We went to the city last week for a couple of Dr. appointments and some grocery shopping. The day was strenuous, and I longed for the days when going to the city was something I looked forward to.
Those were the days when I walked out of my front door with nothing but my wallet and a date and didn't end up saying things like "we don't eat the gum under the tables."
After a long day of allergy testing for my husband and shot getting for our baby, we were tired. My make-up had melted off in the Arizona sun. My husband and I had spent the week prior in complete emotion disconnect that had mounted into a mountain of yuckiness. I wasn't looking forward to our day in the city one bit.
He felt rejected.
I felt hopeless.
The kids felt depraved of generosity because we wouldn't buy them everything they wanted.

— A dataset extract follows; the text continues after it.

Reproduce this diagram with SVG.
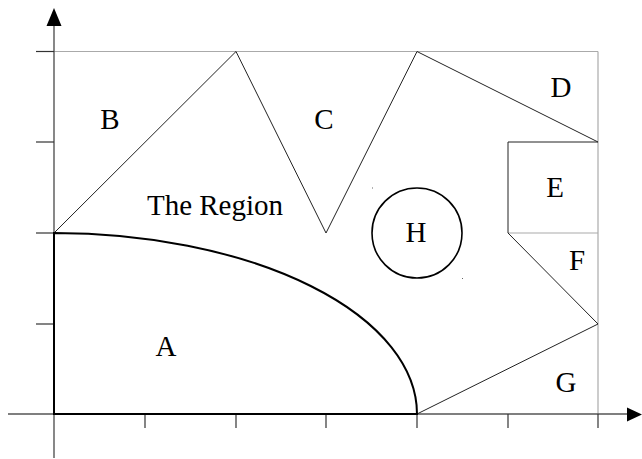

We stopped on the way home at the Wal-Mart nearest to our home to grab a few things, and as I stood in the check out line and managed three kids on my own (a pox on whoever thought it would be a gas to put toys and candy right at the eye level of the childrens)... I was totally focused on the task at hand.
"No."
"Don't touch."
"Don't run."
"If you put your fingers on that, they will get smashed."
"That's not ours."
"Can you put this up there for Mommy?... watch out for the eggs!"
"Scoot over, please."
And things were going pretty well. My voice never raised. The Childrens minded for the most part.
And then.
The baby DROPPED her favorite toy: a soft book that makes crinkle noises when you hug it. She immediately began fussing, and I started to reach around the cart (I was on the end side of the cart, the baby faced away from me)...
and the person in line behind me picked it up before I could even make any headway.
I met their eyes to thank them and was surprised to realize it was one of my friends! She'd been standing there all along! I quickly thanked her and apologized for not SEEING her there sooner.
"It's okay," she laughed, "I could see you were in The Grocery Zone and I didn't want to mess that up. It's not easy going shopping on your own, and you were doing so awesome I didn't want to throw a wrench in it."
What a sweet, forgiving friend.
And I wonder: will they all be so forgiving when I snap out of The Recovery Zone? I plan to always work recovery for the rest of my life, but right now it's a life line. I'm honed in. I'm focused. So much of my time and energy goes into THIS. Watching educational videos, reading, praying, learning, texting, meetings...
I'm discovering and learning so much!!! I'm learning about me and life and love and Heavenly Father. I'm learning and changing and growing!I'm adopting a new mantra, "If you've got it all together, you're doing it wrong."
Through it all, I pray that my friends and family, who I value so very dearly, will still be behind me AND still be willing to pick up my baby's dropped toys. or my dropped toys.
I hope they know my heart.
ah! I feel like this! Sometimes I wonder if my friends notice my absence. I think our REAL friends will not only be forgiving but will love us all the more for it.